The same goes for any financial goal. A safety cushion? Great - define its size. A dream property? Calculate the deposit. Your kids' university? Estimate the cost in today's money and set it aside.

What you'll often find is that once you put actual numbers on your goals, the remaining portfolio is larger than you expected. The "saving for the kids" that felt like it required your entire net worth turns out to need 20-30% of it. The rest? That's yours. And it's waiting for you to use it.

Saving with purpose and spending with intention aren't opposites. They're partners. The person who has clearly defined what they're saving for is, paradoxically, the person most equipped to spend freely on everything else.

The real risk

Every financial planning article you've ever read warns about the risk of running out of money. It's the boogeyman of retirement planning. Outliving your portfolio. Eating cat food at 90. The horror.

And to be clear: that risk is real. I'm not dismissing it. If your portfolio is tight, your withdrawal rate is high, and your safety margin is thin, this article isn't for you - yet. Get the fundamentals right first.

But for the millions of diligent savers who have done the math, who have built the cushion, who have ring-fenced their legacy goals - there's an opposite risk nobody talks about: under-living with too much.

Bengen's research found the average retiree following the 4% rule ends up with more money than they started with.

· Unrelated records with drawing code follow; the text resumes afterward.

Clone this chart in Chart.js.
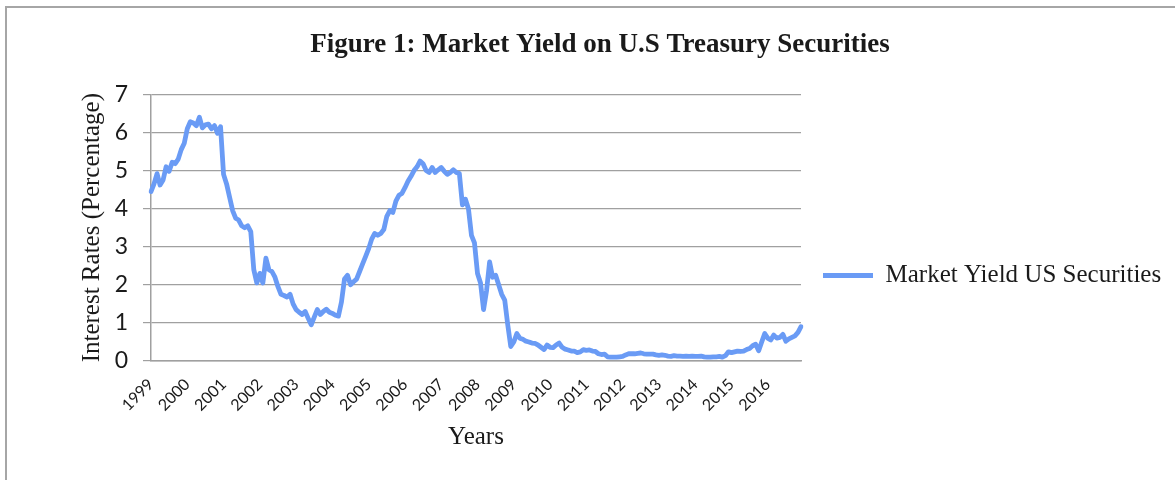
<!DOCTYPE html>
<html>
<head>
<meta charset="utf-8">
<script src="https://cdn.jsdelivr.net/npm/chart.js@4/dist/chart.umd.min.js"></script>
<style>
  html, body { margin: 0; padding: 0; background: #fff; overflow: hidden; width: 1175px; height: 480px; }
  #frame { position: absolute; left: 5px; top: 6px; width: 1186px; height: 535px; border: 2px solid #a6a6a6; background: #fff; }
  #chart { display: block; }
</style>
</head>
<body>
<div id="frame"><canvas id="chart" width="1186" height="535"></canvas></div>
<script>
// Tick labels (one per year) and month categories
const years = [1999, 2000, 2001, 2002, 2003, 2004, 2005, 2006, 2007, 2008,
               2009, 2010, 2011, 2012, 2013, 2014, 2015, 2016];
const months = ['Jan', 'Feb', 'Mar', 'Apr', 'May', 'Jun', 'Jul', 'Aug', 'Sep', 'Oct', 'Nov', 'Dec'];

// Market yield (%), one value per month, Jan 1999 .. Dec 2016
const yields = [
  4.45, 4.65, 4.92, 4.62, 4.75, 5.10, 4.98, 5.22, 5.18, 5.30, 5.55, 5.72, // 1999
  6.10, 6.28, 6.25, 6.18, 6.40, 6.12, 6.20, 6.22, 6.10, 6.18, 5.98, 6.15, // 2000
  4.90, 4.65, 4.30, 3.95, 3.75, 3.70, 3.55, 3.50, 3.55, 3.40, 2.40, 2.05, // 2001
  2.30, 2.05, 2.70, 2.40, 2.35, 2.20, 1.95, 1.75, 1.72, 1.68, 1.75, 1.50, // 2002
  1.35, 1.28, 1.22, 1.30, 1.12, 0.95, 1.15, 1.35, 1.22, 1.30, 1.36, 1.28, // 2003
  1.25, 1.20, 1.18, 1.55, 2.15, 2.25, 2.00, 2.08, 2.15, 2.35, 2.55, 2.75, // 2004
  2.95, 3.20, 3.35, 3.30, 3.35, 3.45, 3.80, 3.95, 3.90, 4.20, 4.35, 4.40, // 2005
  4.55, 4.72, 4.85, 5.00, 5.10, 5.25, 5.18, 5.00, 4.95, 5.08, 4.95, 5.02, // 2006
  5.08, 4.98, 4.90, 4.95, 5.02, 4.95, 4.92, 4.10, 4.25, 4.00, 3.30, 3.10, // 2007
  2.30, 2.05, 1.35, 1.85, 2.60, 2.20, 2.25, 2.00, 1.75, 1.60, 0.95, 0.38, // 2008
  0.50, 0.72, 0.60, 0.57, 0.52, 0.50, 0.47, 0.46, 0.42, 0.36, 0.30, 0.42, // 2009
  0.36, 0.35, 0.42, 0.47, 0.36, 0.31, 0.29, 0.26, 0.26, 0.22, 0.24, 0.30, // 2010
  0.28, 0.29, 0.26, 0.25, 0.19, 0.17, 0.18, 0.11, 0.10, 0.10, 0.10, 0.11, // 2011
  0.12, 0.16, 0.19, 0.19, 0.19, 0.20, 0.21, 0.19, 0.18, 0.18, 0.18, 0.16, // 2012
  0.15, 0.16, 0.15, 0.13, 0.12, 0.14, 0.13, 0.13, 0.12, 0.13, 0.12, 0.13, // 2013
  0.12, 0.12, 0.13, 0.11, 0.10, 0.10, 0.11, 0.11, 0.12, 0.10, 0.14, 0.24, // 2014
  0.22, 0.24, 0.26, 0.25, 0.26, 0.30, 0.33, 0.40, 0.44, 0.27, 0.50, 0.72, // 2015
  0.60, 0.55, 0.68, 0.60, 0.62, 0.70, 0.52, 0.58, 0.62, 0.66, 0.75, 0.90  // 2016
];
const yTicks = [0, 1, 2, 3, 4, 5, 6, 7];

const labels = years.flatMap(y => months.map(m => m + ' ' + y));

const lineColor = '#6a9bf5';
const gridColor = '#a0a0a0';
const serif = '"Liberation Serif", "Times New Roman", serif';
const sans = 'Lato, "Open Sans", sans-serif';

// Layout sizes (pixels)
const Y_AXIS_WIDTH = 144;
const X_AXIS_HEIGHT = 182;
const LEGEND_WIDTH = 392;

// Give the right-hand legend its full width (the layout engine caps side boxes otherwise)
const legendWidthPlugin = {
  id: 'legendWidth',
  beforeLayout(chart) {
    const lg = chart.legend;
    if (lg && !lg._fixedWidth) {
      const baseFit = lg.fit.bind(lg);
      lg.fit = function () { baseFit(); this.width = LEGEND_WIDTH; };
      lg._fixedWidth = true;
    }
  }
};

new Chart(document.getElementById('chart'), {
  type: 'line',
  plugins: [legendWidthPlugin],
  data: {
    labels: labels,
    datasets: [{
      label: 'Market Yield US Securities',
      data: yields,
      borderColor: lineColor,
      backgroundColor: lineColor,
      borderWidth: 4.8,
      borderCapStyle: 'round',
      borderJoinStyle: 'round',
      pointRadius: 0,
      pointHoverRadius: 0,
      pointStyle: 'line',
      tension: 0,
      fill: false
    }]
  },
  options: {
    responsive: false,
    animation: false,
    events: [],
    layout: { padding: 0 },
    plugins: {
      title: {
        display: true,
        text: 'Figure 1: Market Yield on U.S Treasury Securities',
        color: '#1a1a1a',
        font: { family: serif, size: 27, weight: 'bold' },
        padding: { top: 21, bottom: 33 }
      },
      legend: {
        display: true,
        position: 'right',
        align: 'center',
        labels: {
          usePointStyle: true,
          pointStyleWidth: 50,
          padding: 22,
          color: '#1a1a1a',
          font: { family: serif, size: 25 }
        }
      },
      tooltip: { enabled: false }
    },
    scales: {
      x: {
        type: 'category',
        grid: { display: false, drawTicks: false },
        border: { display: true, color: gridColor, width: 1.5 },
        ticks: {
          autoSkip: false,
          minRotation: 45,
          maxRotation: 45,
          padding: 14,
          color: '#1a1a1a',
          font: { family: sans, size: 16 },
          callback: (v, i) => (i % 12 === 0 ? String(years[i / 12]) : '')
        },
        title: {
          display: true,
          text: 'Years',
          color: '#1a1a1a',
          font: { family: serif, size: 25 },
          padding: { top: 0, bottom: 91 }
        },
        afterFit: (s) => { s.height = X_AXIS_HEIGHT; }
      },
      y: {
        min: 0,
        max: 7,
        afterBuildTicks: (s) => { s.ticks = yTicks.map(v => ({ value: v })); },
        grid: { color: gridColor, lineWidth: 1.2, tickLength: 8, drawTicks: true },
        border: { display: true, color: gridColor, width: 1.5 },
        ticks: {
          padding: 15,
          color: '#1a1a1a',
          font: { family: sans, size: 23 }
        },
        title: {
          display: true,
          text: 'Interest Rates (Percentage)',
          color: '#1a1a1a',
          font: { family: serif, size: 25 },
          padding: { top: 70, bottom: 8 }
        },
        afterFit: (s) => { s.width = Y_AXIS_WIDTH; }
      }
    }
  }
});
</script>
</body>
</html>
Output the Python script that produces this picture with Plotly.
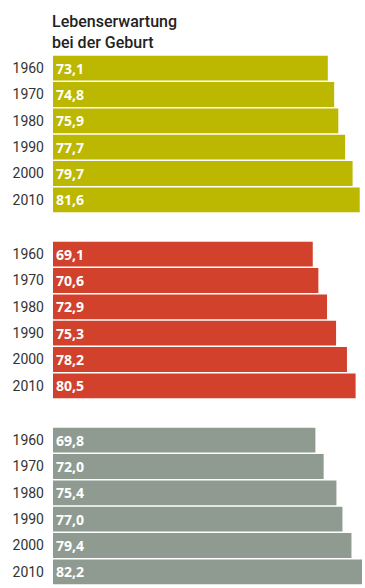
import plotly.graph_objects as go

years = ["1960", "1970", "1980", "1990", "2000", "2010"]
group_a = [73.1, 74.8, 75.9, 77.7, 79.7, 81.6]
group_b = [69.1, 70.6, 72.9, 75.3, 78.2, 80.5]
group_c = [69.8, 72.0, 75.4, 77.0, 79.4, 82.2]
colors = ["#bcb700", "#d1412b", "#8f9b91"]

H = 588
# vertical pixel extents of each block of bars (top, bottom)
blocks = [(55, 213), (241, 399), (427, 585)]

fig = go.Figure()
for i, (vals, col) in enumerate(zip([group_a, group_b, group_c], colors)):
    n = "" if i == 0 else str(i + 1)
    fig.add_trace(go.Bar(
        x=vals, y=years, orientation="h",
        marker=dict(color=col, line=dict(width=0)),
        texttemplate="%{x:.1f}", textposition="inside",
        insidetextanchor="start",
        textfont=dict(family="Open Sans", size=15, color="white", weight="bold"),
        xaxis="x" + n, yaxis="y" + n,
        hoverinfo="skip",
    ))
    top, bot = blocks[i]
    fig.layout["xaxis" + n] = dict(
        range=[0, 83], domain=[0, 1], visible=False, fixedrange=True,
        anchor="y" + n,
    )
    fig.layout["yaxis" + n] = dict(
        domain=[1 - bot / H, 1 - top / H], autorange="reversed",
        type="category", showgrid=False, zeroline=False, showline=False,
        ticks="", ticklabelstandoff=8, anchor="x" + n,
        tickfont=dict(family="Roboto", size=14, color="#333333"),
    )

fig.add_annotation(
    text="Lebenserwartung<br>bei der Geburt", xref="paper", yref="paper",
    x=-3 / 312, y=1 - 10 / H, xanchor="left", yanchor="top", align="left",
    showarrow=False,
    font=dict(family="Roboto", size=16, color="#222222", weight=500),
)

fig.update_layout(
    width=365, height=H, margin=dict(l=53, r=0, t=0, b=0),
    paper_bgcolor="white", plot_bgcolor="white",
    bargap=0.06, showlegend=False, separators=",.",
    font=dict(family="Open Sans"),
)
fig.write_html("out.html", config={"displayModeBar": False})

After 30 years of withdrawals, the typical outcome is more wealth, not less. The conservative scenario that everyone plans for - the one where markets crash at the worst possible time - is the exception, not the norm.

One in three retirees actually increases their assets over time. They enter retirement with a plan to spend down, and leave with more than they started. That's not prudence. That's a spending failure disguised as financial success.

That leftover money isn't a sign of good planning. It's a sign that you spent decades sacrificing for a future you then refused to enjoy. And if science is right that money can buy happiness - when spent on the right things - then under-spending isn't just a financial mistake. It's a life one.

If you've spent years building financial independence, you've already proven you can delay gratification. You've proven you can sacrifice. You've proven you're disciplined. And if you've put clear numbers on your legacy goals, you've proven you care about the people who come after you.

Now prove you can enjoy what's left.